The new ‘Advanced Insights’ presentation is displayed below:
This “Ultimate recovery” overview provides another view on how production profiles have changed over the past few years.
The thickness of the curves in an indication for the number of wells that started in that period. The major oil basins are selected, using the “Basin” selection.
Production profiles appear to be quite predictable, on average, so this should help in figuring out a likely range of ultimate oil (or gas) recovery. Using the “Operator (current)” selection at the bottom, you can see how different operators are faring in this regard. If you’re interested in more recent developments, use the “Show wells by” selection at the top to select “Quarter (or month) of first flow”.
In the next tab (“Cumulative production ranking”), you can see the cumulative oil (and gas) production for all operators, and where their wells are located.
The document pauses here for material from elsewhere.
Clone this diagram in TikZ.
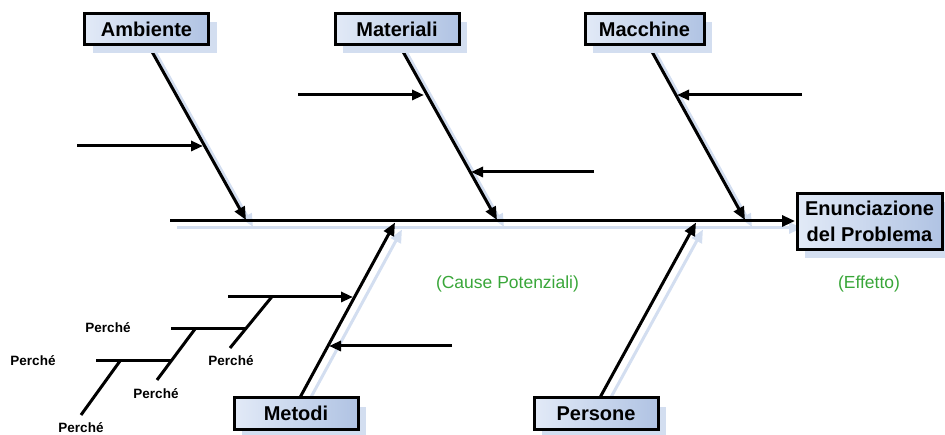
\documentclass[tikz,border=0pt]{standalone}
\usepackage{fontspec}
\setmainfont{Liberation Sans}
\usetikzlibrary{arrows.meta,shadows}
\definecolor{boxlight}{HTML}{E2EAF7}
\definecolor{boxdark}{HTML}{B0C3E3}
\definecolor{shadowblue}{HTML}{D3DEF0}
\definecolor{causegreen}{RGB}{57,166,57}
\tikzset{
  causebox/.style={draw=black, line width=3pt, left color=boxlight, right color=boxdark,
    minimum width=124pt, minimum height=31pt, inner sep=0pt,
    font=\fontsize{20}{26.5}\selectfont\bfseries,
    drop shadow={shadow xshift=8pt, shadow yshift=-9pt, fill=shadowblue, opacity=1}},
  bone/.style={line width=3pt, -{Triangle[length=13pt,width=11pt]}},
  boneshade/.style={line width=3pt, draw=shadowblue, -{Triangle[length=13pt,width=11pt]},
    transform canvas={shift={(7pt,-7pt)}}},
  subarrow/.style={line width=3pt, -{Triangle[length=12pt,width=10pt]}},
  why/.style={line width=3pt},
  whylabel/.style={font=\fontsize{13.5}{16}\selectfont\bfseries, inner sep=0pt},
  note/.style={text=causegreen, font=\fontsize{17.5}{20}\selectfont, inner sep=0pt},
}
\begin{document}
\begin{tikzpicture}[x=1pt, y=-1pt]
\useasboundingbox (0,0) rectangle (945,435);

% ---- points of the skeleton ----
\coordinate (spinetail) at (170,221);
\coordinate (spinehead) at (795,221);
\coordinate (ambs) at (148,44.5);   \coordinate (ambtip) at (246,220);
\coordinate (mats) at (399,44.5);   \coordinate (mattip) at (497,220);
\coordinate (macs) at (648,44.5);   \coordinate (mactip) at (745,220);
\coordinate (mets) at (300,397.5);  \coordinate (mettip) at (395,222.5);
\coordinate (pers) at (600,397.5);  \coordinate (pertip) at (696,222.5);

% sub-causes
\coordinate (a1t) at (77,146);   \coordinate (a1h) at (203,146);
\coordinate (m1t) at (298,95);   \coordinate (m1h) at (424,95);
\coordinate (m2t) at (594,172);  \coordinate (m2h) at (471,172);
\coordinate (c1t) at (802,95);   \coordinate (c1h) at (677,95);
\coordinate (t1t) at (228,297);  \coordinate (t1h) at (353,297);
\coordinate (t2t) at (452,346);  \coordinate (t2h) at (329,346);

% chain of "why" branches
\coordinate (w1a) at (271.7,297); \coordinate (w1b) at (230,348);
\coordinate (w2a) at (171,329);   \coordinate (w2b) at (245,329);
\coordinate (w3a) at (195,329);   \coordinate (w3b) at (157,380);
\coordinate (w4a) at (96,361);    \coordinate (w4b) at (171,361);
\coordinate (w5a) at (120,361);   \coordinate (w5b) at (81,415);

% ---- soft shadows of the main bones ----
\draw[boneshade] (spinetail) -- (spinehead);
\draw[boneshade] (ambs) -- (ambtip);
\draw[boneshade] (mats) -- (mattip);
\draw[boneshade] (macs) -- (mactip);
\draw[boneshade] (mets) -- (mettip);
\draw[boneshade] (pers) -- (pertip);

% ---- main bones ----
\draw[bone] (spinetail) -- (spinehead);
\draw[bone] (ambs) -- (ambtip);
\draw[bone] (mats) -- (mattip);
\draw[bone] (macs) -- (mactip);
\draw[bone] (mets) -- (mettip);
\draw[bone] (pers) -- (pertip);

% ---- sub-cause arrows ----
\draw[subarrow] (a1t) -- (a1h);
\draw[subarrow] (m1t) -- (m1h);
\draw[subarrow] (m2t) -- (m2h);
\draw[subarrow] (c1t) -- (c1h);
\draw[subarrow] (t1t) -- (t1h);
\draw[subarrow] (t2t) -- (t2h);

% ---- why chain ----
\draw[why] (w1a) -- (w1b);
\draw[why] (w2a) -- (w2b);
\draw[why] (w3a) -- (w3b);
\draw[why] (w4a) -- (w4b);
\draw[why] (w5a) -- (w5b);

\node[whylabel] (p1) at (108,328) {Perché};
\node[whylabel] (p2) at (33,361) {Perché};
\node[whylabel] (p3) at (231,361) {Perché};
\node[whylabel] (p4) at (156,394) {Perché};
\node[whylabel] (p5) at (81,428) {Perché};

% ---- category boxes and effect box, on top of the bones ----
\node[causebox] (amb) at (146.5,29) {Ambiente};
\node[causebox] (mat) at (397,29) {Materiali};
\node[causebox, minimum width=119pt] (mac) at (644.5,29) {Macchine};
\node[causebox, minimum height=32pt] (met) at (296,413.5) {Metodi};
\node[causebox, minimum height=32pt] (per) at (596,413.5) {Persone};
\node[causebox, minimum width=145pt, minimum height=56pt, align=center] (eff) at (869.5,221.5)
  {Enunciazione\\del Problema};

% ---- notes ----
\node[note] (cause) at (507.5,284) {(Cause Potenziali)};
\node[note] (effect) at (869,284) {(Effetto)};
\end{tikzpicture}
\end{document}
Just click on a name to see the details.
The 3rd tab (“Well status map”) is helpful if you would like to know the location of wells, based on their status; e.g. where new wells started production, or where the DUCs are located. Note that for Texas certain well statuses are not available.
Next week I will post another update on North Dakota, followed by a new “Projections” post.
Production data is subject to revisions, especially for the last few months in Texas. For this presentation, I used data gathered from the following sources:
- Colorado Oil & Gas Conservation Commission
- Montana Board of Oil and Gas
- New Mexico Oil Conservation Commission
- North Dakota Department of Natural Resources
- Ohio Department of Natural Resources
- Pennsylvania Department of Environmental Protection
- Texas Railroad Commission. I’ve estimated individual well production from well status & lease production data, as these are otherwise not provided. Because of this, I recommend looking at larger samples (>50 wells) before drawing conclusions. About 7% of the horizontal Permian wells in Texas are excluded, as these were mixed with too many vertical wells on a lease, making reasonable well profile estimations impossible. Formation data in Texas is only available on lease level; therefore in cases where wells on the same lease are drilled into different formations, this information is not accurate.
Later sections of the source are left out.